§ **WHAT YOU WILL DO**: Repeat, exactly and in full, the lines of the listing below, but without any pictures.

§ **COLLECTED DATA**:
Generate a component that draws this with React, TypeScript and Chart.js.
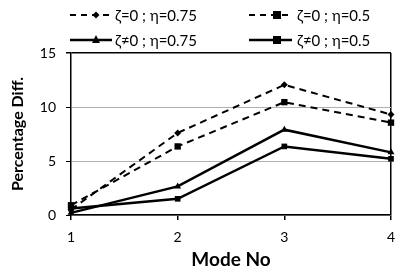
import React, { useEffect, useRef } from "react";
import { Chart, registerables } from "chart.js";

Chart.register(...registerables);

const categories = ["1", "2", "3", "4"];
const s1Label = "ζ=0 ; η=0.75";
const s1Values = [0.5, 7.6, 12.05, 9.3];
const s2Label = "ζ=0 ; η=0.5";
const s2Values = [0.9, 6.35, 10.45, 8.55];
const s3Label = "ζ≠0 ; η=0.75";
const s3Values = [0.2, 2.65, 7.9, 5.8];
const s4Label = "ζ≠0 ; η=0.5";
const s4Values = [0.6, 1.5, 6.35, 5.2];
const yTicks = [0, 5, 10, 15];

const FONT = "Lato, 'Open Sans', sans-serif";

export default function App() {
  const ref = useRef<HTMLCanvasElement | null>(null);
  useEffect(() => {
    const canvas = ref.current;
    if (!canvas) return;
    const legendItems = [
      { label: s1Label, dash: [6, 5], style: "rectRot", r: 3.5, x0: 70, x1: 112, mx: 96, tx: 115, y: 15 },
      { label: s2Label, dash: [6, 5], style: "rect", r: 4, x0: 249, x1: 292, mx: 277, tx: 297, y: 15 },
      { label: s3Label, dash: [], style: "triangle", r: 4, x0: 70, x1: 112, mx: 96, tx: 115, y: 40 },
      { label: s4Label, dash: [], style: "rect", r: 4, x0: 249, x1: 292, mx: 277, tx: 297, y: 40 },
    ];
    const legendPlugin = {
      id: "customLegend",
      afterDraw(chart: any) {
        const ctx = chart.ctx;
        ctx.save();
        for (const it of legendItems) {
          ctx.strokeStyle = "#000";
          ctx.lineWidth = it.dash.length ? 2 : 2.5;
          ctx.setLineDash(it.dash);
          ctx.beginPath();
          ctx.moveTo(it.x0, it.y);
          ctx.lineTo(it.x1, it.y);
          ctx.stroke();
          ctx.setLineDash([]);
          ctx.fillStyle = "#000";
          ctx.beginPath();
          if (it.style === "rectRot") {
            ctx.moveTo(it.mx, it.y - it.r);
            ctx.lineTo(it.mx + it.r, it.y);
            ctx.lineTo(it.mx, it.y + it.r);
            ctx.lineTo(it.mx - it.r, it.y);
            ctx.closePath();
          } else if (it.style === "rect") {
            ctx.rect(it.mx - it.r, it.y - it.r, it.r * 2, it.r * 2);
          } else {
            ctx.moveTo(it.mx, it.y - it.r - 1);
            ctx.lineTo(it.mx + it.r, it.y + it.r - 1);
            ctx.lineTo(it.mx - it.r, it.y + it.r - 1);
            ctx.closePath();
          }
          ctx.fill();
          ctx.font = `15px ${FONT}`;
          ctx.textBaseline = "middle";
          ctx.textAlign = "left";
          ctx.fillText(it.label, it.tx, it.y + 1);
        }
        ctx.restore();
      },
    };
    const lineDs = (label: string, data: number[], dashed: boolean, ps: string, r: number) => ({
      label,
      data,
      borderColor: "#000",
      backgroundColor: "#000",
      borderWidth: dashed ? 2 : 2.5,
      borderDash: dashed ? [7, 5] : [],
      pointStyle: ps,
      pointRadius: r,
      pointBorderWidth: 0,
      pointBackgroundColor: "#000",
      tension: 0,
      clip: false,
    });
    const chart = new Chart(canvas, {
      type: "line",
      data: {
        labels: categories,
        datasets: [
          lineDs(s1Label, s1Values, true, "rectRot", 3.5),
          lineDs(s2Label, s2Values, true, "rect", 4.5),
          lineDs(s3Label, s3Values, false, "triangle", 4),
          lineDs(s4Label, s4Values, false, "rect", 4),
        ],
      },
      options: {
        animation: false,
        responsive: false,
        layout: { padding: { top: 53, right: 16, left: 0, bottom: 0 } },
        plugins: { legend: { display: false }, tooltip: { enabled: false } },
        scales: {
          x: {
            type: "category",
            offset: false,
            afterFit: (axis: any) => {
              axis.height = 60;
            },
            grid: {
              drawOnChartArea: true,
              color: (c: any) => (c.index === 3 ? "#000" : "rgba(0,0,0,0)"),
              lineWidth: 1.5,
              tickColor: "#000",
              tickLength: 5,
            },
            border: { color: "#000", width: 1.5 },
            ticks: { color: "#000", font: { family: FONT, size: 14 }, padding: 9, maxRotation: 0 },
            title: {
              display: true,
              text: "Mode No",
              color: "#000",
              font: { family: FONT, size: 19, weight: "bold" },
              padding: { top: 4, bottom: 4 },
            },
          },
          y: {
            min: 0,
            max: 15,
            afterFit: (axis: any) => {
              axis.width = 71;
            },
            afterBuildTicks: (axis: any) => {
              axis.ticks = yTicks.map((v) => ({ value: v }));
            },
            grid: {
              color: (c: any) => (c.tick && c.tick.value === 15 ? "#000" : "#b0b0b0"),
              lineWidth: (c: any) => (c.tick && c.tick.value === 15 ? 1.5 : 1),
              tickColor: "#000",
              tickLength: 5,
            },
            border: { color: "#000", width: 1.5 },
            ticks: { color: "#000", font: { family: FONT, size: 14 }, padding: 10 },
            title: {
              display: true,
              text: "Percentage Diff.",
              color: "#000",
              font: { family: FONT, size: 16, weight: "bold" },
              padding: { top: 8, bottom: 8 },
            },
          },
        },
      },
      plugins: [legendPlugin],
    } as any);
    return () => chart.destroy();
  }, []);
  return (
    <div style={{ position: "fixed", left: 0, top: 0, width: 407, height: 275, background: "#fff" }}>
      <canvas ref={ref} width={407} height={275} style={{ display: "block" }} />
    </div>
  );
}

§ **THE ANSWER**:
Generate a component that draws this with React, TypeScript and Chart.js.
import React, { useEffect, useRef } from "react";
import { Chart, registerables } from "chart.js";

Chart.register(...registerables);

const categories = ["1", "2", "3", "4"];
const s1Label = "ζ=0 ; η=0.75";
const s1Values = [0.5, 7.6, 12.05, 9.3];
const s2Label = "ζ=0 ; η=0.5";
const s2Values = [0.9, 6.35, 10.45, 8.55];
const s3Label = "ζ≠0 ; η=0.75";
const s3Values = [0.2, 2.65, 7.9, 5.8];
const s4Label = "ζ≠0 ; η=0.5";
const s4Values = [0.6, 1.5, 6.35, 5.2];
const yTicks = [0, 5, 10, 15];

const FONT = "Lato, 'Open Sans', sans-serif";

export default function App() {
  const ref = useRef<HTMLCanvasElement | null>(null);
  useEffect(() => {
    const canvas = ref.current;
    if (!canvas) return;
    const legendItems = [
      { label: s1Label, dash: [6, 5], style: "rectRot", r: 3.5, x0: 70, x1: 112, mx: 96, tx: 115, y: 15 },
      { label: s2Label, dash: [6, 5], style: "rect", r: 4, x0: 249, x1: 292, mx: 277, tx: 297, y: 15 },
      { label: s3Label, dash: [], style: "triangle", r: 4, x0: 70, x1: 112, mx: 96, tx: 115, y: 40 },
      { label: s4Label, dash: [], style: "rect", r: 4, x0: 249, x1: 292, mx: 277, tx: 297, y: 40 },
    ];
    const legendPlugin = {
      id: "customLegend",
      afterDraw(chart: any) {
        const ctx = chart.ctx;
        ctx.save();
        for (const it of legendItems) {
          ctx.strokeStyle = "#000";
          ctx.lineWidth = it.dash.length ? 2 : 2.5;
          ctx.setLineDash(it.dash);
          ctx.beginPath();
          ctx.moveTo(it.x0, it.y);
          ctx.lineTo(it.x1, it.y);
          ctx.stroke();
          ctx.setLineDash([]);
          ctx.fillStyle = "#000";
          ctx.beginPath();
          if (it.style === "rectRot") {
            ctx.moveTo(it.mx, it.y - it.r);
            ctx.lineTo(it.mx + it.r, it.y);
            ctx.lineTo(it.mx, it.y + it.r);
            ctx.lineTo(it.mx - it.r, it.y);
            ctx.closePath();
          } else if (it.style === "rect") {
            ctx.rect(it.mx - it.r, it.y - it.r, it.r * 2, it.r * 2);
          } else {
            ctx.moveTo(it.mx, it.y - it.r - 1);
            ctx.lineTo(it.mx + it.r, it.y + it.r - 1);
            ctx.lineTo(it.mx - it.r, it.y + it.r - 1);
            ctx.closePath();
          }
          ctx.fill();
          ctx.font = `15px ${FONT}`;
          ctx.textBaseline = "middle";
          ctx.textAlign = "left";
          ctx.fillText(it.label, it.tx, it.y + 1);
        }
        ctx.restore();
      },
    };
    const lineDs = (label: string, data: number[], dashed: boolean, ps: string, r: number) => ({
      label,
      data,
      borderColor: "#000",
      backgroundColor: "#000",
      borderWidth: dashed ? 2 : 2.5,
      borderDash: dashed ? [7, 5] : [],
      pointStyle: ps,
      pointRadius: r,
      pointBorderWidth: 0,
      pointBackgroundColor: "#000",
      tension: 0,
      clip: false,
    });
    const chart = new Chart(canvas, {
      type: "line",
      data: {
        labels: categories,
        datasets: [
          lineDs(s1Label, s1Values, true, "rectRot", 3.5),
          lineDs(s2Label, s2Values, true, "rect", 4.5),
          lineDs(s3Label, s3Values, false, "triangle", 4),
          lineDs(s4Label, s4Values, false, "rect", 4),
        ],
      },
      options: {
        animation: false,
        responsive: false,
        layout: { padding: { top: 53, right: 16, left: 0, bottom: 0 } },
        plugins: { legend: { display: false }, tooltip: { enabled: false } },
        scales: {
          x: {
            type: "category",
            offset: false,
            afterFit: (axis: any) => {
              axis.height = 60;
            },
            grid: {
              drawOnChartArea: true,
              color: (c: any) => (c.index === 3 ? "#000" : "rgba(0,0,0,0)"),
              lineWidth: 1.5,
              tickColor: "#000",
              tickLength: 5,
            },
            border: { color: "#000", width: 1.5 },
            ticks: { color: "#000", font: { family: FONT, size: 14 }, padding: 9, maxRotation: 0 },
            title: {
              display: true,
              text: "Mode No",
              color: "#000",
              font: { family: FONT, size: 19, weight: "bold" },
              padding: { top: 4, bottom: 4 },
            },
          },
          y: {
            min: 0,
            max: 15,
            afterFit: (axis: any) => {
              axis.width = 71;
            },
            afterBuildTicks: (axis: any) => {
              axis.ticks = yTicks.map((v) => ({ value: v }));
            },
            grid: {
              color: (c: any) => (c.tick && c.tick.value === 15 ? "#000" : "#b0b0b0"),
              lineWidth: (c: any) => (c.tick && c.tick.value === 15 ? 1.5 : 1),
              tickColor: "#000",
              tickLength: 5,
            },
            border: { color: "#000", width: 1.5 },
            ticks: { color: "#000", font: { family: FONT, size: 14 }, padding: 10 },
            title: {
              display: true,
              text: "Percentage Diff.",
              color: "#000",
              font: { family: FONT, size: 16, weight: "bold" },
              padding: { top: 8, bottom: 8 },
            },
          },
        },
      },
      plugins: [legendPlugin],
    } as any);
    return () => chart.destroy();
  }, []);
  return (
    <div style={{ position: "fixed", left: 0, top: 0, width: 407, height: 275, background: "#fff" }}>
      <canvas ref={ref} width={407} height={275} style={{ display: "block" }} />
    </div>
  );
}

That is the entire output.